Bay Area food banks are seeing record need, while donations are down
SAN JOSE, Calif. - This holiday season, food banks say they're facing greater need than ever before. In Silicon Valley, they say 1 in 6 people are coming in for food assistance. In San Francisco, that number is 1 in 5. But the organizations say donations are not keeping up with demand.
For all the food banks, December is a big month. Both in terms of need, and in terms of fundraising. And they say what happens now will impact the entire year ahead.
High school junior Rabia Badar raised $4,200 for the Alameda County Food Bank.
"I wanted to help the food insecure during the holidays, so I started the virtual food drive," she says.
Her mother Seema Badar of Dublin adds, "It was really a community effort. We had neighbors, we had members from our mosque, we had people from her school."
And it's not just the Alameda County Food Bank that needs help right now.
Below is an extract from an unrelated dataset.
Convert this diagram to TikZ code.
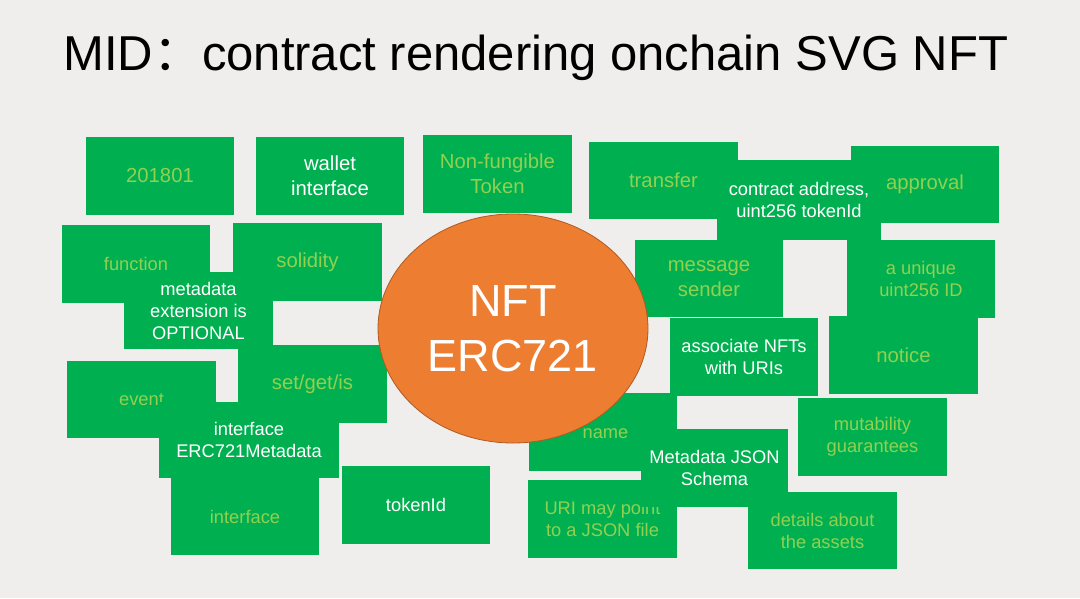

At Second Harvest of Silicon Valley, which serves Santa Clara and San Mateo Counties, they're feeding a record number of people.
"The fact is, the need is the highest we've seen in our fifty years of serving the community. We are now serving a half million people every month, but the donations just aren't keeping up with the need," says Leslie Bacho, CEO of Second Harvest of Silicon Valley.
They attribute the rising need, in part, to inflation. But while there is pandemic era demand, pandemic era funding is a thing of the past.
"We've had to make compromises, like instead of providing a gallon of milk, providing a half gallon of milk. Instead of providing those items every week, alternating them," Bacho says.
In fact, many organizations are being forced to scale back. At the San Francisco Marin Food Bank, they're cutting their pop-up pantries.
"At the end of June 2025 we are needing to eliminate some programming. That means that some of our neighbors are going to lose services and that's a pretty big impact," says Chris Padula of the San Francisco Marin Food Bank.
And so right now, they're fundraising. Holiday donations make up a huge portion of all the food banks' annual operating budget.
"We're a bit behind what our goal is this time of year. So we really are asking our community to step up," says Padula.
Bacho agrees, "We do rely on the support of our community to make this work possible.
Several of the food banks have matching grants for donations right now.
And at Second Harvest of Silicon Valley they say two-thirds of what they bring in comes from individuals. They're hoping to raise an additional $12 million by the end of the year.